A cobertura vacinal da população também é um agravante, com apenas dois terços dos idosos com mais de 60 anos vacinados com dose de reforço. As vacinas utilizadas na China são principalmente a Coronavac, da farmacêutica chinesa Sinovac, e a Sinopharm, ambas de vírus inativado, o que pode gerar uma menor proteção contra a infecção.
“Agora está em torno de 67% de pessoas vacinadas com reforço, embora com duas doses [esquema primário] ultrapasse 89%, mas são vacinas com um grau de eficácia, principalmente para o bloqueio de variantes, mais baixo, então é um contexto que pode ser importante para novos surtos globais”, afirma Spilki.

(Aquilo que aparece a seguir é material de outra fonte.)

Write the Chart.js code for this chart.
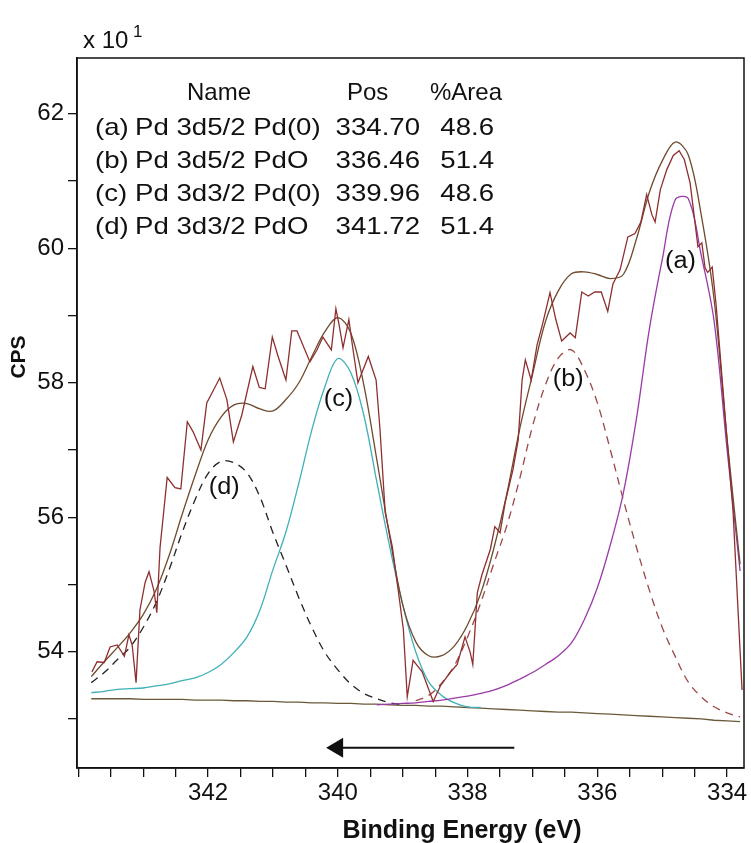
<!DOCTYPE html>
<html>
<head>
<meta charset="utf-8">
<script src="https://cdn.jsdelivr.net/npm/chart.js@4.4.0/dist/chart.umd.min.js"></script>
<style>
  body { margin: 0; background: #fff; }
  #wrap { width: 751px; height: 843px; }
</style>
</head>
<body>
<div id="wrap"><canvas id="xps" width="751" height="843"></canvas></div>
<script>
// Energy grid used for the fitted curves (eV)
const gridE = [
    343.8, 343.6, 343.4, 343.2, 343.0, 342.8, 342.6, 342.4, 342.2, 342.0,
    341.8, 341.6, 341.4, 341.2, 341.0, 340.8, 340.6, 340.4, 340.2, 340.0,
    339.8, 339.6, 339.4, 339.2, 339.0, 338.8, 338.6, 338.4, 338.2, 338.0,
    337.8, 337.6, 337.4, 337.2, 337.0, 336.8, 336.6, 336.4, 336.2, 336.0,
    335.8, 335.6, 335.4, 335.2, 335.0, 334.8, 334.6, 334.4, 334.2, 334.0,
    333.8,
];

// Shirley background (CPS x 10)
const background = [
    53.30, 53.30, 53.30, 53.30, 53.29, 53.29, 53.29, 53.29, 53.28, 53.28,
    53.28, 53.27, 53.27, 53.26, 53.26, 53.25, 53.25, 53.24, 53.24, 53.23,
    53.23, 53.22, 53.22, 53.21, 53.20, 53.20, 53.19, 53.19, 53.18, 53.17,
    53.16, 53.15, 53.14, 53.13, 53.12, 53.11, 53.10, 53.10, 53.09, 53.08,
    53.07, 53.06, 53.05, 53.04, 53.03, 53.02, 53.01, 53.00, 52.98, 52.97,
    52.96,
];

// Component (a) Pd 3d5/2 Pd(0)
const peakA = [
    null, null, null, null, null, null, null, null, null, null,
    null, null, null, null, null, null, null, null, null, null,
    null, null, 53.21, 53.22, 53.23, 53.24, 53.26, 53.28, 53.31, 53.34,
    53.38, 53.43, 53.50, 53.59, 53.69, 53.81, 53.94, 54.13, 54.48, 54.95,
    55.59, 56.36, 57.45, 58.79, 59.83, 60.72, 60.74, 59.90, 58.91, 57.00,
    55.20,
];

// Component (b) Pd 3d5/2 PdO
const peakB = [
    null, null, null, null, null, null, null, null, null, null,
    null, null, null, null, null, null, null, null, null, null,
    null, null, null, null, null, 53.27, 53.35, 53.53, 53.80, 54.22,
    54.72, 55.30, 55.86, 56.56, 57.35, 57.97, 58.37, 58.49, 58.19, 57.70,
    57.00, 56.26, 55.56, 54.92, 54.36, 53.93, 53.55, 53.33, 53.18, 53.09,
    53.03,
];

// Component (c) Pd 3d3/2 Pd(0)
const peakC = [
    53.39, 53.41, 53.44, 53.45, 53.46, 53.49, 53.52, 53.57, 53.61, 53.69,
    53.81, 53.99, 54.22, 54.62, 55.22, 55.78, 56.51, 57.30, 57.94, 58.36,
    58.15, 57.52, 56.53, 55.56, 54.70, 54.00, 53.55, 53.35, 53.24, 53.18,
    53.17, null, null, null, null, null, null, null, null, null,
    null, null, null, null, null, null, null, null, null, null,
    null,
];

// Component (d) Pd 3d3/2 PdO
const peakD = [
    53.54, 53.69, 53.88, 54.07, 54.36, 54.73, 55.22, 55.77, 56.26, 56.65,
    56.83, 56.81, 56.66, 56.30, 55.77, 55.29, 54.80, 54.36, 53.99, 53.73,
    53.52, 53.38, 53.30, 53.24, 53.21, null, null, null, null, null,
    null, null, null, null, null, null, null, null, null, null,
    null, null, null, null, null, null, null, null, null, null,
    null,
];

// Fit envelope
const envelope = [
    53.63, 53.85, 54.06, 54.28, 54.55, 54.92, 55.43, 56.04, 56.62, 57.15,
    57.49, 57.67, 57.69, 57.61, 57.58, 57.75, 58.00, 58.39, 58.76, 58.97,
    58.74, 57.97, 56.86, 55.71, 54.70, 54.15, 53.94, 53.94, 54.09, 54.40,
    54.86, 55.52, 56.33, 57.30, 58.12, 58.91, 59.37, 59.62, 59.65, 59.61,
    59.55, 59.61, 60.13, 60.83, 61.30, 61.58, 61.39, 60.50, 59.23, 57.15,
    55.30,
];

// Measured spectrum
const rawE = [
    343.79, 343.71, 343.60, 343.51, 343.40, 343.29, 343.22, 343.17, 343.11, 343.05,
    342.97, 342.91, 342.83, 342.79, 342.74, 342.63, 342.51, 342.42, 342.32, 342.23,
    342.11, 342.02, 341.82, 341.71, 341.61, 341.48, 341.31, 341.21, 341.12, 341.01,
    340.92, 340.80, 340.71, 340.63, 340.43, 340.32, 340.23, 340.10, 340.03, 339.98,
    339.92, 339.83, 339.77, 339.69, 339.53, 339.41, 339.35, 339.27, 339.16, 339.07,
    338.99, 338.93, 338.84, 338.70, 338.53, 338.42, 338.27, 338.16, 338.04, 337.96,
    337.92, 337.85, 337.78, 337.65, 337.58, 337.50, 337.42, 337.30, 337.22, 337.16,
    337.11, 337.02, 336.93, 336.84, 336.73, 336.64, 336.55, 336.42, 336.34, 336.24,
    336.14, 336.04, 335.94, 335.84, 335.76, 335.65, 335.53, 335.42, 335.33, 335.24,
    335.16, 335.11, 335.03, 334.93, 334.83, 334.74, 334.66, 334.57, 334.50, 334.45,
    334.39, 334.34, 334.30, 334.23, 334.17, 334.11, 334.02, 333.91, 333.77,
];
const rawV = [
    53.70, 53.85, 53.84, 54.07, 54.10, 53.93, 54.25, 54.10, 53.54, 54.62,
    55.03, 55.19, 54.89, 54.58, 55.55, 56.59, 56.44, 56.42, 57.42, 57.27,
    57.00, 57.70, 58.07, 57.75, 57.12, 57.52, 58.24, 57.93, 57.91, 58.68,
    58.39, 58.04, 58.77, 58.77, 58.31, 58.49, 58.68, 58.49, 59.10, 58.86,
    58.52, 58.94, 58.52, 58.00, 58.39, 58.04, 57.30, 56.07, 55.56, 54.92,
    54.33, 53.33, 53.87, 53.70, 53.26, 53.49, 53.69, 53.81, 54.22, 53.99,
    53.81, 54.88, 55.14, 55.52, 55.86, 55.77, 56.22, 56.71, 57.15, 58.04,
    58.34, 58.04, 58.56, 58.89, 59.34, 58.94, 58.62, 58.74, 58.67, 59.35,
    59.29, 59.35, 59.35, 59.06, 59.47, 59.68, 60.17, 60.22, 60.39, 60.80,
    60.50, 60.39, 60.87, 61.17, 61.38, 61.45, 61.32, 60.97, 60.42, 60.02,
    60.08, 59.71, 59.64, 59.72, 59.16, 58.45, 57.38, 56.11, 53.43,
];

// Peak table
const peakTags = ["(a)", "(b)", "(c)", "(d)"];
const peakNames = ["Pd 3d5/2 Pd(0)", "Pd 3d5/2 PdO", "Pd 3d3/2 Pd(0)", "Pd 3d3/2 PdO"];
const peakPos = ["334.70", "336.46", "339.96", "341.72"];
const peakArea = ["48.6", "51.4", "48.6", "51.4"];

// Where the peak tags sit on the plot (eV, CPS x 10)
const tagE = [334.72, 336.45, 339.99, 341.75];
const tagV = [59.80, 58.04, 57.75, 56.44];

// Tick labels
const xTickLabels = [342, 340, 338, 336, 334];
const yTickLabels = [54, 56, 58, 60, 62];

const FONT = '"Liberation Sans", Arial, sans-serif';

// Turn a grid series into {x, y} points, skipping empty cells
function toPoints(values) {
    return gridE
        .map((e, i) => ({ x: e, y: values[i] }))
        .filter((p) => p.y !== null);
}

function lineSet(label, data, color, extra) {
    return Object.assign(
        {
            label,
            data,
            borderColor: color,
            borderWidth: 1.3,
            pointRadius: 0,
            fill: false,
            tension: 0.35,
        },
        extra || {}
    );
}

function drawStretched(ctx, text, px, py, sx, align) {
    ctx.save();
    ctx.translate(px, py);
    ctx.scale(sx, 1);
    ctx.textAlign = align;
    ctx.fillText(text, 0, 0);
    ctx.restore();
}

// Frame, texts, table and arrow
const overlay = {
    id: "overlay",
    afterDraw(chart) {
        const { ctx, chartArea: a } = chart;
        const xs = chart.scales.x;
        const ys = chart.scales.y;
        ctx.save();

        ctx.strokeStyle = "#111";
        ctx.lineWidth = 1.5;
        ctx.strokeRect(a.left, a.top, a.right - a.left, a.bottom - a.top);

        ctx.fillStyle = "#111";
        ctx.textBaseline = "middle";

        // table header
        ctx.font = "24px " + FONT;
        drawStretched(ctx, "Name", 187, 93, 1.0, "left");
        drawStretched(ctx, "Pos", 347, 93, 1.0, "left");
        drawStretched(ctx, "%Area", 430, 93, 1.0, "left");

        // table rows
        peakTags.forEach((tag, i) => {
            const rowY = 128 + i * 33;
            drawStretched(ctx, tag, 95, rowY, 1.15, "left");
            drawStretched(ctx, peakNames[i], 135, rowY, 1.15, "left");
            drawStretched(ctx, peakPos[i], 420, rowY, 1.15, "right");
            drawStretched(ctx, peakArea[i], 494, rowY, 1.15, "right");
        });

        // peak tags on the curves
        ctx.font = "23px " + FONT;
        peakTags.forEach((tag, i) => {
            drawStretched(ctx, tag, xs.getPixelForValue(tagE[i]), ys.getPixelForValue(tagV[i]), 1.1, "center");
        });

        // scan direction arrow
        const ay = ys.getPixelForValue(52.57);
        const ax0 = xs.getPixelForValue(337.28);
        const ax1 = xs.getPixelForValue(340.18);
        ctx.lineWidth = 2;
        ctx.beginPath();
        ctx.moveTo(ax0, ay);
        ctx.lineTo(ax1 + 12, ay);
        ctx.stroke();
        ctx.beginPath();
        ctx.moveTo(ax1, ay);
        ctx.lineTo(ax1 + 17, ay - 10);
        ctx.lineTo(ax1 + 17, ay + 10);
        ctx.closePath();
        ctx.fill();

        // exponent
        ctx.textBaseline = "alphabetic";
        ctx.font = "24px " + FONT;
        ctx.textAlign = "left";
        ctx.fillText("x 10", 83, 48);
        ctx.font = "17px " + FONT;
        ctx.fillText("1", 133, 37);

        // axis titles
        ctx.textBaseline = "middle";
        ctx.font = "bold 25px " + FONT;
        ctx.textAlign = "center";
        ctx.fillText("Binding Energy (eV)", 462, 831);

        ctx.save();
        ctx.translate(19, 357);
        ctx.rotate(-Math.PI / 2);
        ctx.font = "bold 21px " + FONT;
        ctx.fillText("CPS", 0, 0);
        ctx.restore();

        ctx.restore();
    },
};

const rawPoints = rawE.map((e, i) => ({ x: e, y: rawV[i] }));

new Chart(document.getElementById("xps"), {
    type: "line",
    data: {
        datasets: [
            lineSet("Raw", rawPoints, "#8e2f2f", { tension: 0, borderWidth: 1.3 }),
            lineSet("Envelope", toPoints(envelope), "#6e4b2e"),
            lineSet("(a)", toPoints(peakA), "#9a3aa8"),
            lineSet("(b)", toPoints(peakB), "#9c4646", { borderDash: [8, 6] }),
            lineSet("(c)", toPoints(peakC), "#3fb0b8"),
            lineSet("(d)", toPoints(peakD), "#222222", { borderDash: [8, 6] }),
            lineSet("Background", toPoints(background), "#6a5a3a", { tension: 0 }),
        ],
    },
    options: {
        responsive: false,
        animation: false,
        devicePixelRatio: 1,
        events: [],
        layout: { padding: { left: 0, right: 7, top: 58, bottom: 0 } },
        plugins: {
            legend: { display: false },
            tooltip: { enabled: false },
        },
        scales: {
            x: {
                type: "linear",
                reverse: true,
                min: 333.74,
                max: 344.02,
                afterFit: (scale) => {
                    scale.height = 75;
                },
                grid: {
                    drawOnChartArea: false,
                    drawTicks: true,
                    tickLength: 9,
                    color: "#111",
                    lineWidth: 1.3,
                },
                border: { display: true, color: "#111", width: 1.5 },
                ticks: {
                    stepSize: 0.5,
                    includeBounds: false,
                    autoSkip: false,
                    maxRotation: 0,
                    padding: 2,
                    color: "#111",
                    font: { family: FONT, size: 24 },
                    callback: (v) => (xTickLabels.includes(v) ? String(v) : ""),
                },
            },
            y: {
                type: "linear",
                min: 52.27,
                max: 62.83,
                afterFit: (scale) => {
                    scale.width = 77;
                },
                grid: {
                    drawOnChartArea: false,
                    drawTicks: true,
                    tickLength: 9,
                    color: "#111",
                    lineWidth: 1.3,
                },
                border: { display: true, color: "#111", width: 1.5 },
                ticks: {
                    stepSize: 1,
                    includeBounds: false,
                    autoSkip: false,
                    padding: 4,
                    color: "#111",
                    font: { family: FONT, size: 24 },
                    callback: (v) => (yTickLabels.includes(v) ? String(v) : ""),
                },
            },
        },
    },
    plugins: [overlay],
});
</script>
</body>
</html>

Em razão disso, muitos chineses agora estão viajando para Macau para receber os imunizantes da Pfizer ou Moderna, de tecnologia de RNA.
“A China investiu em uma política de lockdowns prolongados e intensos no lugar de vacinação elevada. Isso atrasou, mas não impediu as ondas de Covid, que agora vêm com muita intensidade e podem refletir no resto do mundo”, diz Fonseca.
Para Raquel Stucchi, infectologista e pesquisadora da Unicamp, a política de usar somente vacinas de vírus inativado acabou gerando uma imunidade menor na população. Diversos estudos apontam que a vacinação heteróloga ou chamada mistura vacinal (como reforço de vacina de RNA em quem recebeu duas doses de vacinas inativadas) gera uma resposta imunológica mais forte e duradoura.
Segundo ela, a alta de casos pode levar também ao desabastecimento de insumos médicos no mundo. “Sabemos que a China é uma potência farmacológica, sendo a principal produtora de matéria-prima para medicamentos, vacinas e até testes, então se eles precisam mais para consumo interno pode restringir o envio para outros países”, diz.
Apesar de críticas ao planejamento de Covid zero chinês, outros especialistas lembram que a estratégia nacional possibilitou uma condução até melhor da pandemia nos últimos três anos do que em diversas partes do mundo.
Para a cientista política e pesquisadora da USP Lorena Barberia, a mudança da condução do governo pode até descentralizar as medidas de controle, mas não houve um abandono por completo.
“É importante contextualizar que por três anos eles mantiveram uma constância na forma de rastrear, isolar e testar os contatos. A política foi muito diferente daquela de países ocidentais, e agora, em uma situação epidemiológica diferente, eles entenderam que a mudança de critério era necessária”, diz ela, que também vê com viés a cobertura midiática sobre o gigante asiático.
“Em termos populacionais, o continente africano tem a mesma quantidade de pessoas, e não há muita transparência também dos dados de diversos países, sem contar a desigualdade vacinal. A preocupação de novas variantes surgirem é verdadeira, mas há também muito pouco conhecimento sobre a forma como a pandemia seguiu por lá.”